• EXERCISE OBJECTIVE:
Transcribe the material in full. Nothing should differ except that the pictures are left out.

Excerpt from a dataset
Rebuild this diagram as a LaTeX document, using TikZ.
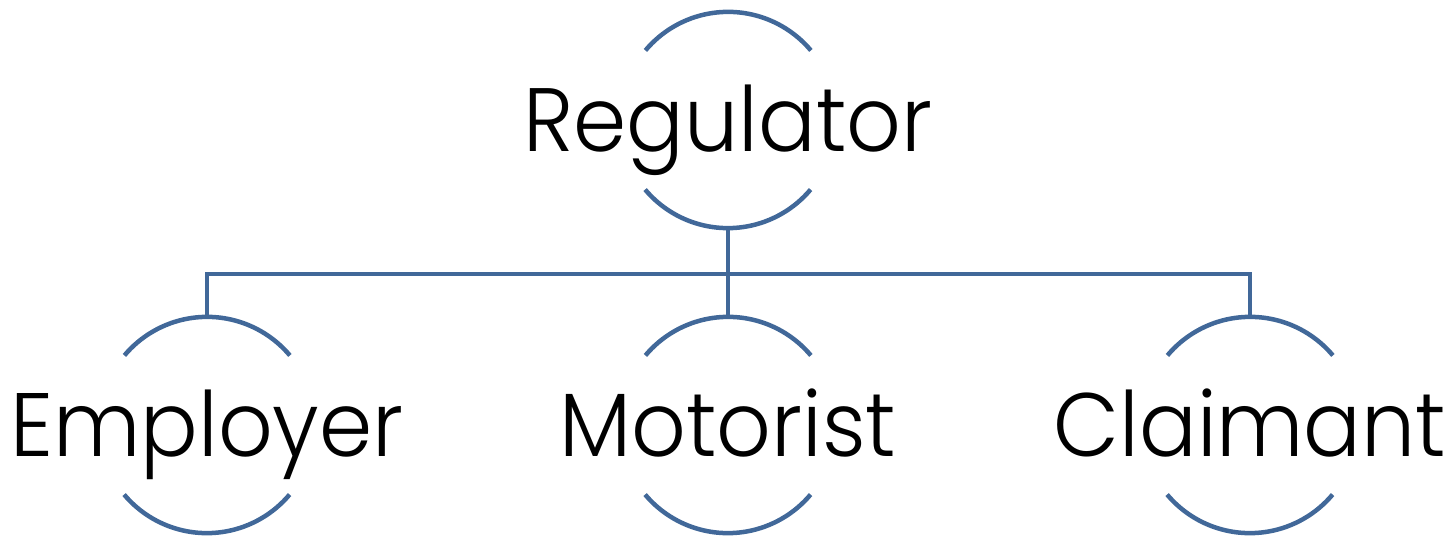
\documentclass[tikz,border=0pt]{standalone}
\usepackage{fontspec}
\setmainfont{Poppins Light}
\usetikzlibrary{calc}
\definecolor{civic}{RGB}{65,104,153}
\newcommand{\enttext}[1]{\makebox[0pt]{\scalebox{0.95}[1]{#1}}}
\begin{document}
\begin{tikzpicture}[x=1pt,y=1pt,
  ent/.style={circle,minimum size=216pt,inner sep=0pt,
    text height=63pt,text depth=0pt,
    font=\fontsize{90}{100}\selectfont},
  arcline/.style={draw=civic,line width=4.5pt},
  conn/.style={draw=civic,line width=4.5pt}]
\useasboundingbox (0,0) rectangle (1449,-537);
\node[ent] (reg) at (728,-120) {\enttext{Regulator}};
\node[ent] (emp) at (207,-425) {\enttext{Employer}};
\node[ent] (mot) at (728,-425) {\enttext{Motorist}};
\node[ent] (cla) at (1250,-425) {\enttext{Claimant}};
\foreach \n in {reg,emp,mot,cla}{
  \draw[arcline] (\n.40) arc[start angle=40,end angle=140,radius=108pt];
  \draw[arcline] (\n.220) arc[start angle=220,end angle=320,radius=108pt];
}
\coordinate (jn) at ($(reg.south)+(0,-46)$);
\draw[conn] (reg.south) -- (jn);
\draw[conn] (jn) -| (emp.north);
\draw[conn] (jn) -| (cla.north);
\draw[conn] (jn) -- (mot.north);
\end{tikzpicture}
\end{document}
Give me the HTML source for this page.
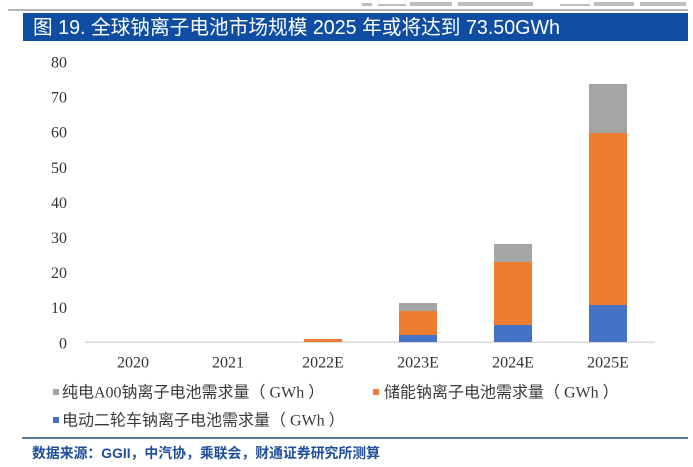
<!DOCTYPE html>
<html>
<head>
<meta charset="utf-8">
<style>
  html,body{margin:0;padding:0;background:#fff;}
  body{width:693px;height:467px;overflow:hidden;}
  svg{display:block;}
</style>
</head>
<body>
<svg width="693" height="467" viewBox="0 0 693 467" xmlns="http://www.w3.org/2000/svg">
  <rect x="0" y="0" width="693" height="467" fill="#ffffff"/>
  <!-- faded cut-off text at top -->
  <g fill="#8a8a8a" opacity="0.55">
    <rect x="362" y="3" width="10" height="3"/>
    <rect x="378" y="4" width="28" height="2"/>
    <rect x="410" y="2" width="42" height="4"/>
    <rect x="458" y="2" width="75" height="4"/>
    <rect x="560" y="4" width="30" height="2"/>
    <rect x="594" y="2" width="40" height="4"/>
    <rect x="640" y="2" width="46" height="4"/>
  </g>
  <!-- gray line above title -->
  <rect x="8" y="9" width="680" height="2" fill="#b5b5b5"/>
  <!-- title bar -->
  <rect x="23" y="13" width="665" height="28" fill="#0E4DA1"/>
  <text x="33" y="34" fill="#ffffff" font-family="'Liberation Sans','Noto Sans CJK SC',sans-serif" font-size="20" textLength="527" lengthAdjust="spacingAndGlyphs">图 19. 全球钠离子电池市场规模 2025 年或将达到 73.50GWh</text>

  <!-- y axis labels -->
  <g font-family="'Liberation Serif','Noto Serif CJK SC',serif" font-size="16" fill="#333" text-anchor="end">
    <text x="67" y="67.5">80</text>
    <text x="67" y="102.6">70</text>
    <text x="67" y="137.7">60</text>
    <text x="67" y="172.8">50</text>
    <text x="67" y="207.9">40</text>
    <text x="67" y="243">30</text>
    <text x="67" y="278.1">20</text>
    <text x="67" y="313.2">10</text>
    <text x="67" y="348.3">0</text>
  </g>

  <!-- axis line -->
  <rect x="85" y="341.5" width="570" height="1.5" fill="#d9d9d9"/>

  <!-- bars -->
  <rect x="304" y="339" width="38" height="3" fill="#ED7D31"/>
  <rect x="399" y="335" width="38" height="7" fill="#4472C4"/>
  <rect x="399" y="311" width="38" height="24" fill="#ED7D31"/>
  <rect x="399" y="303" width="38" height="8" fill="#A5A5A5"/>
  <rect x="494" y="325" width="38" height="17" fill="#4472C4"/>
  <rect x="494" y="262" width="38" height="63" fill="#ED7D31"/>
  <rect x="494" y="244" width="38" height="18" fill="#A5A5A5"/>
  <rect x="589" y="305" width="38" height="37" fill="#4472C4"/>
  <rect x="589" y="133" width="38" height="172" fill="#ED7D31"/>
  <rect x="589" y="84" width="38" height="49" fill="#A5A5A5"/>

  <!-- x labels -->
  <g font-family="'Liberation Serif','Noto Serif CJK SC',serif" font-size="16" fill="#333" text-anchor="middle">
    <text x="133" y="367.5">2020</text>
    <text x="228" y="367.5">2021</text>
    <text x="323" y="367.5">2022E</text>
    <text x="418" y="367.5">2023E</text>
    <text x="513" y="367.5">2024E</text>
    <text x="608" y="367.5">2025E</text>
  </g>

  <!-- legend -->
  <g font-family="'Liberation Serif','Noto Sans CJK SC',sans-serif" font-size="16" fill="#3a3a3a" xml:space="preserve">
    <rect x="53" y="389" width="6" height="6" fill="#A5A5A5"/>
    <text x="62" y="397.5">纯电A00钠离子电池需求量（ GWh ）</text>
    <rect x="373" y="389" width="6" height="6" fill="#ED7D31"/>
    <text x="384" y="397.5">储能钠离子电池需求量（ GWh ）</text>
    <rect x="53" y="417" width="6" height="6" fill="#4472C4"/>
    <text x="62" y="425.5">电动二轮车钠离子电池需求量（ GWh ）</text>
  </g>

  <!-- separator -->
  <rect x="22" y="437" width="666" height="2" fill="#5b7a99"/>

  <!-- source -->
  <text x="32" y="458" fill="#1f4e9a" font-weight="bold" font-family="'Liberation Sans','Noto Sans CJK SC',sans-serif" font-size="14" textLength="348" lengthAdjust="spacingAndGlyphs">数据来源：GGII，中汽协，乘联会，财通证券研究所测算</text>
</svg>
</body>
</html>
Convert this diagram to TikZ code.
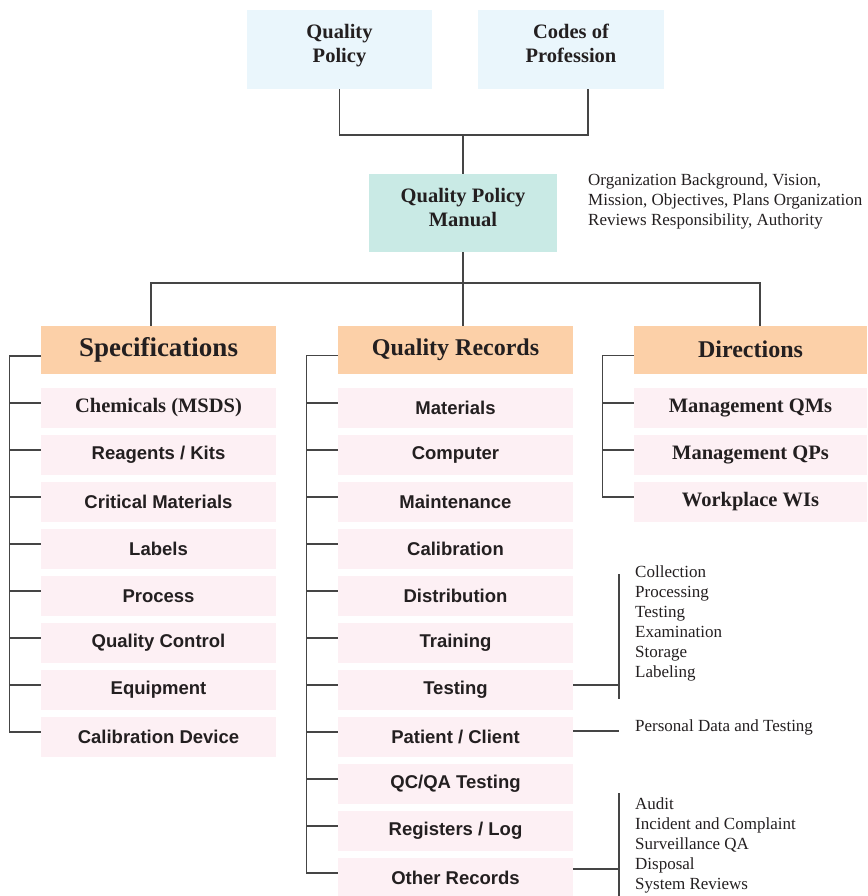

• CORRECT ANSWER:
Rebuild this diagram as a LaTeX document, using TikZ.
\documentclass[tikz,border=0pt]{standalone}
\usepackage{fontspec}
\setmainfont{Poppins Light}
\usetikzlibrary{calc}
\definecolor{civic}{RGB}{65,104,153}
\newcommand{\enttext}[1]{\makebox[0pt]{\scalebox{0.95}[1]{#1}}}
\begin{document}
\begin{tikzpicture}[x=1pt,y=1pt,
  ent/.style={circle,minimum size=216pt,inner sep=0pt,
    text height=63pt,text depth=0pt,
    font=\fontsize{90}{100}\selectfont},
  arcline/.style={draw=civic,line width=4.5pt},
  conn/.style={draw=civic,line width=4.5pt}]
\useasboundingbox (0,0) rectangle (1449,-537);
\node[ent] (reg) at (728,-120) {\enttext{Regulator}};
\node[ent] (emp) at (207,-425) {\enttext{Employer}};
\node[ent] (mot) at (728,-425) {\enttext{Motorist}};
\node[ent] (cla) at (1250,-425) {\enttext{Claimant}};
\foreach \n in {reg,emp,mot,cla}{
  \draw[arcline] (\n.40) arc[start angle=40,end angle=140,radius=108pt];
  \draw[arcline] (\n.220) arc[start angle=220,end angle=320,radius=108pt];
}
\coordinate (jn) at ($(reg.south)+(0,-46)$);
\draw[conn] (reg.south) -- (jn);
\draw[conn] (jn) -| (emp.north);
\draw[conn] (jn) -| (cla.north);
\draw[conn] (jn) -- (mot.north);
\end{tikzpicture}
\end{document}
Give me the HTML source for this page.
<!DOCTYPE html>
<html>
<head>
<meta charset="utf-8">
<style>
  html,body{margin:0;padding:0;background:#fff;}
  body{width:693px;height:467px;overflow:hidden;}
  svg{display:block;}
</style>
</head>
<body>
<svg width="693" height="467" viewBox="0 0 693 467" xmlns="http://www.w3.org/2000/svg">
  <rect x="0" y="0" width="693" height="467" fill="#ffffff"/>
  <!-- faded cut-off text at top -->
  <g fill="#8a8a8a" opacity="0.55">
    <rect x="362" y="3" width="10" height="3"/>
    <rect x="378" y="4" width="28" height="2"/>
    <rect x="410" y="2" width="42" height="4"/>
    <rect x="458" y="2" width="75" height="4"/>
    <rect x="560" y="4" width="30" height="2"/>
    <rect x="594" y="2" width="40" height="4"/>
    <rect x="640" y="2" width="46" height="4"/>
  </g>
  <!-- gray line above title -->
  <rect x="8" y="9" width="680" height="2" fill="#b5b5b5"/>
  <!-- title bar -->
  <rect x="23" y="13" width="665" height="28" fill="#0E4DA1"/>
  <text x="33" y="34" fill="#ffffff" font-family="'Liberation Sans','Noto Sans CJK SC',sans-serif" font-size="20" textLength="527" lengthAdjust="spacingAndGlyphs">图 19. 全球钠离子电池市场规模 2025 年或将达到 73.50GWh</text>

  <!-- y axis labels -->
  <g font-family="'Liberation Serif','Noto Serif CJK SC',serif" font-size="16" fill="#333" text-anchor="end">
    <text x="67" y="67.5">80</text>
    <text x="67" y="102.6">70</text>
    <text x="67" y="137.7">60</text>
    <text x="67" y="172.8">50</text>
    <text x="67" y="207.9">40</text>
    <text x="67" y="243">30</text>
    <text x="67" y="278.1">20</text>
    <text x="67" y="313.2">10</text>
    <text x="67" y="348.3">0</text>
  </g>

  <!-- axis line -->
  <rect x="85" y="341.5" width="570" height="1.5" fill="#d9d9d9"/>

  <!-- bars -->
  <rect x="304" y="339" width="38" height="3" fill="#ED7D31"/>
  <rect x="399" y="335" width="38" height="7" fill="#4472C4"/>
  <rect x="399" y="311" width="38" height="24" fill="#ED7D31"/>
  <rect x="399" y="303" width="38" height="8" fill="#A5A5A5"/>
  <rect x="494" y="325" width="38" height="17" fill="#4472C4"/>
  <rect x="494" y="262" width="38" height="63" fill="#ED7D31"/>
  <rect x="494" y="244" width="38" height="18" fill="#A5A5A5"/>
  <rect x="589" y="305" width="38" height="37" fill="#4472C4"/>
  <rect x="589" y="133" width="38" height="172" fill="#ED7D31"/>
  <rect x="589" y="84" width="38" height="49" fill="#A5A5A5"/>

  <!-- x labels -->
  <g font-family="'Liberation Serif','Noto Serif CJK SC',serif" font-size="16" fill="#333" text-anchor="middle">
    <text x="133" y="367.5">2020</text>
    <text x="228" y="367.5">2021</text>
    <text x="323" y="367.5">2022E</text>
    <text x="418" y="367.5">2023E</text>
    <text x="513" y="367.5">2024E</text>
    <text x="608" y="367.5">2025E</text>
  </g>

  <!-- legend -->
  <g font-family="'Liberation Serif','Noto Sans CJK SC',sans-serif" font-size="16" fill="#3a3a3a" xml:space="preserve">
    <rect x="53" y="389" width="6" height="6" fill="#A5A5A5"/>
    <text x="62" y="397.5">纯电A00钠离子电池需求量（ GWh ）</text>
    <rect x="373" y="389" width="6" height="6" fill="#ED7D31"/>
    <text x="384" y="397.5">储能钠离子电池需求量（ GWh ）</text>
    <rect x="53" y="417" width="6" height="6" fill="#4472C4"/>
    <text x="62" y="425.5">电动二轮车钠离子电池需求量（ GWh ）</text>
  </g>

  <!-- separator -->
  <rect x="22" y="437" width="666" height="2" fill="#5b7a99"/>

  <!-- source -->
  <text x="32" y="458" fill="#1f4e9a" font-weight="bold" font-family="'Liberation Sans','Noto Sans CJK SC',sans-serif" font-size="14" textLength="348" lengthAdjust="spacingAndGlyphs">数据来源：GGII，中汽协，乘联会，财通证券研究所测算</text>
</svg>
</body>
</html>
Convert this diagram to TikZ code.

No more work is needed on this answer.